▸ YOUR TASK:
Using the data below, repeat all of it precisely.

- - -

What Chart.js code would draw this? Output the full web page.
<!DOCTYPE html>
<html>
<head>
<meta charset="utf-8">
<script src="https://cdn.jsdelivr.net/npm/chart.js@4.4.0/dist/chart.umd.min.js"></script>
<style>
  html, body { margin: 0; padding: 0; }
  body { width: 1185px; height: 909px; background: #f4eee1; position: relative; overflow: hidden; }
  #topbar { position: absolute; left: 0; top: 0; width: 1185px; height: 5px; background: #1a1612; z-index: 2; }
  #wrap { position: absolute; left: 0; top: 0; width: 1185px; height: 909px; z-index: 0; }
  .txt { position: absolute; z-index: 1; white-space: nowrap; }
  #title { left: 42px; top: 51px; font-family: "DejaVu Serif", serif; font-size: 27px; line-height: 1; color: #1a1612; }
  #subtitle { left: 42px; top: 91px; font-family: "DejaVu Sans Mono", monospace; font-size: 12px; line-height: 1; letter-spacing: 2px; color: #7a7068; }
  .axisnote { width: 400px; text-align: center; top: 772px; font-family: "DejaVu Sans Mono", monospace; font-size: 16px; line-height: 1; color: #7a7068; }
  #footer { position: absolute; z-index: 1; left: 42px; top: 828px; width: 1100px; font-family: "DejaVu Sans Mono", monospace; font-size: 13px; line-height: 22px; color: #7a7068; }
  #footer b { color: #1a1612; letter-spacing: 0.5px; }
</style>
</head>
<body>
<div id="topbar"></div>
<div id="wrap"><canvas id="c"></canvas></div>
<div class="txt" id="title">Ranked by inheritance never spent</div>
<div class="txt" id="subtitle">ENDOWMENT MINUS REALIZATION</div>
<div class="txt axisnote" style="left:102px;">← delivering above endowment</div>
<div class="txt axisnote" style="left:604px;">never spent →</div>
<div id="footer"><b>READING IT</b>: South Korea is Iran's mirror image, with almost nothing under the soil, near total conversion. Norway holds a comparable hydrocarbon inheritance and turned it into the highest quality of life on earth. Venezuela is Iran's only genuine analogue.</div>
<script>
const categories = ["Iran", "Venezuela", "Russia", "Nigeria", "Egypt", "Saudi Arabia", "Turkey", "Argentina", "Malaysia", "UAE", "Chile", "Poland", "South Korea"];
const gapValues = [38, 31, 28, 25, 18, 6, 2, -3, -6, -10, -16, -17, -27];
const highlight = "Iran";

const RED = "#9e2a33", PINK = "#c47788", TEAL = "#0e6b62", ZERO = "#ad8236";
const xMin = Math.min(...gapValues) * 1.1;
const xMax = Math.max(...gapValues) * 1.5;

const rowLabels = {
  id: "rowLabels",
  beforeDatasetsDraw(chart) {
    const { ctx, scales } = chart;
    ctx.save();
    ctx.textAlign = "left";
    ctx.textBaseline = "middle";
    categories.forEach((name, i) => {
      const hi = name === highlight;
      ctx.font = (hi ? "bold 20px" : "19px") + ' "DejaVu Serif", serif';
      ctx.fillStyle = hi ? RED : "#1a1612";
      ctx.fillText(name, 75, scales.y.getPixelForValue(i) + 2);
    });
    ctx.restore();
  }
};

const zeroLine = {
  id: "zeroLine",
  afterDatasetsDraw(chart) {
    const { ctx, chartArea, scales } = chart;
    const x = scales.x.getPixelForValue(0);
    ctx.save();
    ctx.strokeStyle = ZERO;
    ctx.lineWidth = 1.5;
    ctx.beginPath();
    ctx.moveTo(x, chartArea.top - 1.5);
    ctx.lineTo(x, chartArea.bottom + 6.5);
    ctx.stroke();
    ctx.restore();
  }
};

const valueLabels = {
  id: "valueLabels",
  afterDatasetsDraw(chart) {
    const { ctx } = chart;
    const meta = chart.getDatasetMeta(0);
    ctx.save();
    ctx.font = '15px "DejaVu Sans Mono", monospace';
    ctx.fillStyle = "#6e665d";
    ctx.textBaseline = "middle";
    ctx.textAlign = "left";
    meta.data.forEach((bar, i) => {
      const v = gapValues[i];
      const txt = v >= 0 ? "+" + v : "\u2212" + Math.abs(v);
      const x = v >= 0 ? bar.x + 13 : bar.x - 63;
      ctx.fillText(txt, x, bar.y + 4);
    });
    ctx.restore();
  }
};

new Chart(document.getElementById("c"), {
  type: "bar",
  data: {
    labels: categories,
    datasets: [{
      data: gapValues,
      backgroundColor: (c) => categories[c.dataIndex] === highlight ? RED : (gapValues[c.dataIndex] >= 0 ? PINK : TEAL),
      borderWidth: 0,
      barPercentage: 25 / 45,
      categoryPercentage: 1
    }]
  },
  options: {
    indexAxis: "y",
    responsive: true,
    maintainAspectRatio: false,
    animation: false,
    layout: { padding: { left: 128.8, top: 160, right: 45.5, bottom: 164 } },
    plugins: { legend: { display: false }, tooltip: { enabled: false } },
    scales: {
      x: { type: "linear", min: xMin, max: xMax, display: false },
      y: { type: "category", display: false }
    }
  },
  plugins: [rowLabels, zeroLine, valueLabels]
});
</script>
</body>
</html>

- - -

▸ RESULT FOR THIS TASK:
What Chart.js code would draw this? Output the full web page.
<!DOCTYPE html>
<html>
<head>
<meta charset="utf-8">
<script src="https://cdn.jsdelivr.net/npm/chart.js@4.4.0/dist/chart.umd.min.js"></script>
<style>
  html, body { margin: 0; padding: 0; }
  body { width: 1185px; height: 909px; background: #f4eee1; position: relative; overflow: hidden; }
  #topbar { position: absolute; left: 0; top: 0; width: 1185px; height: 5px; background: #1a1612; z-index: 2; }
  #wrap { position: absolute; left: 0; top: 0; width: 1185px; height: 909px; z-index: 0; }
  .txt { position: absolute; z-index: 1; white-space: nowrap; }
  #title { left: 42px; top: 51px; font-family: "DejaVu Serif", serif; font-size: 27px; line-height: 1; color: #1a1612; }
  #subtitle { left: 42px; top: 91px; font-family: "DejaVu Sans Mono", monospace; font-size: 12px; line-height: 1; letter-spacing: 2px; color: #7a7068; }
  .axisnote { width: 400px; text-align: center; top: 772px; font-family: "DejaVu Sans Mono", monospace; font-size: 16px; line-height: 1; color: #7a7068; }
  #footer { position: absolute; z-index: 1; left: 42px; top: 828px; width: 1100px; font-family: "DejaVu Sans Mono", monospace; font-size: 13px; line-height: 22px; color: #7a7068; }
  #footer b { color: #1a1612; letter-spacing: 0.5px; }
</style>
</head>
<body>
<div id="topbar"></div>
<div id="wrap"><canvas id="c"></canvas></div>
<div class="txt" id="title">Ranked by inheritance never spent</div>
<div class="txt" id="subtitle">ENDOWMENT MINUS REALIZATION</div>
<div class="txt axisnote" style="left:102px;">← delivering above endowment</div>
<div class="txt axisnote" style="left:604px;">never spent →</div>
<div id="footer"><b>READING IT</b>: South Korea is Iran's mirror image, with almost nothing under the soil, near total conversion. Norway holds a comparable hydrocarbon inheritance and turned it into the highest quality of life on earth. Venezuela is Iran's only genuine analogue.</div>
<script>
const categories = ["Iran", "Venezuela", "Russia", "Nigeria", "Egypt", "Saudi Arabia", "Turkey", "Argentina", "Malaysia", "UAE", "Chile", "Poland", "South Korea"];
const gapValues = [38, 31, 28, 25, 18, 6, 2, -3, -6, -10, -16, -17, -27];
const highlight = "Iran";

const RED = "#9e2a33", PINK = "#c47788", TEAL = "#0e6b62", ZERO = "#ad8236";
const xMin = Math.min(...gapValues) * 1.1;
const xMax = Math.max(...gapValues) * 1.5;

const rowLabels = {
  id: "rowLabels",
  beforeDatasetsDraw(chart) {
    const { ctx, scales } = chart;
    ctx.save();
    ctx.textAlign = "left";
    ctx.textBaseline = "middle";
    categories.forEach((name, i) => {
      const hi = name === highlight;
      ctx.font = (hi ? "bold 20px" : "19px") + ' "DejaVu Serif", serif';
      ctx.fillStyle = hi ? RED : "#1a1612";
      ctx.fillText(name, 75, scales.y.getPixelForValue(i) + 2);
    });
    ctx.restore();
  }
};

const zeroLine = {
  id: "zeroLine",
  afterDatasetsDraw(chart) {
    const { ctx, chartArea, scales } = chart;
    const x = scales.x.getPixelForValue(0);
    ctx.save();
    ctx.strokeStyle = ZERO;
    ctx.lineWidth = 1.5;
    ctx.beginPath();
    ctx.moveTo(x, chartArea.top - 1.5);
    ctx.lineTo(x, chartArea.bottom + 6.5);
    ctx.stroke();
    ctx.restore();
  }
};

const valueLabels = {
  id: "valueLabels",
  afterDatasetsDraw(chart) {
    const { ctx } = chart;
    const meta = chart.getDatasetMeta(0);
    ctx.save();
    ctx.font = '15px "DejaVu Sans Mono", monospace';
    ctx.fillStyle = "#6e665d";
    ctx.textBaseline = "middle";
    ctx.textAlign = "left";
    meta.data.forEach((bar, i) => {
      const v = gapValues[i];
      const txt = v >= 0 ? "+" + v : "\u2212" + Math.abs(v);
      const x = v >= 0 ? bar.x + 13 : bar.x - 63;
      ctx.fillText(txt, x, bar.y + 4);
    });
    ctx.restore();
  }
};

new Chart(document.getElementById("c"), {
  type: "bar",
  data: {
    labels: categories,
    datasets: [{
      data: gapValues,
      backgroundColor: (c) => categories[c.dataIndex] === highlight ? RED : (gapValues[c.dataIndex] >= 0 ? PINK : TEAL),
      borderWidth: 0,
      barPercentage: 25 / 45,
      categoryPercentage: 1
    }]
  },
  options: {
    indexAxis: "y",
    responsive: true,
    maintainAspectRatio: false,
    animation: false,
    layout: { padding: { left: 128.8, top: 160, right: 45.5, bottom: 164 } },
    plugins: { legend: { display: false }, tooltip: { enabled: false } },
    scales: {
      x: { type: "linear", min: xMin, max: xMax, display: false },
      y: { type: "category", display: false }
    }
  },
  plugins: [rowLabels, zeroLine, valueLabels]
});
</script>
</body>
</html>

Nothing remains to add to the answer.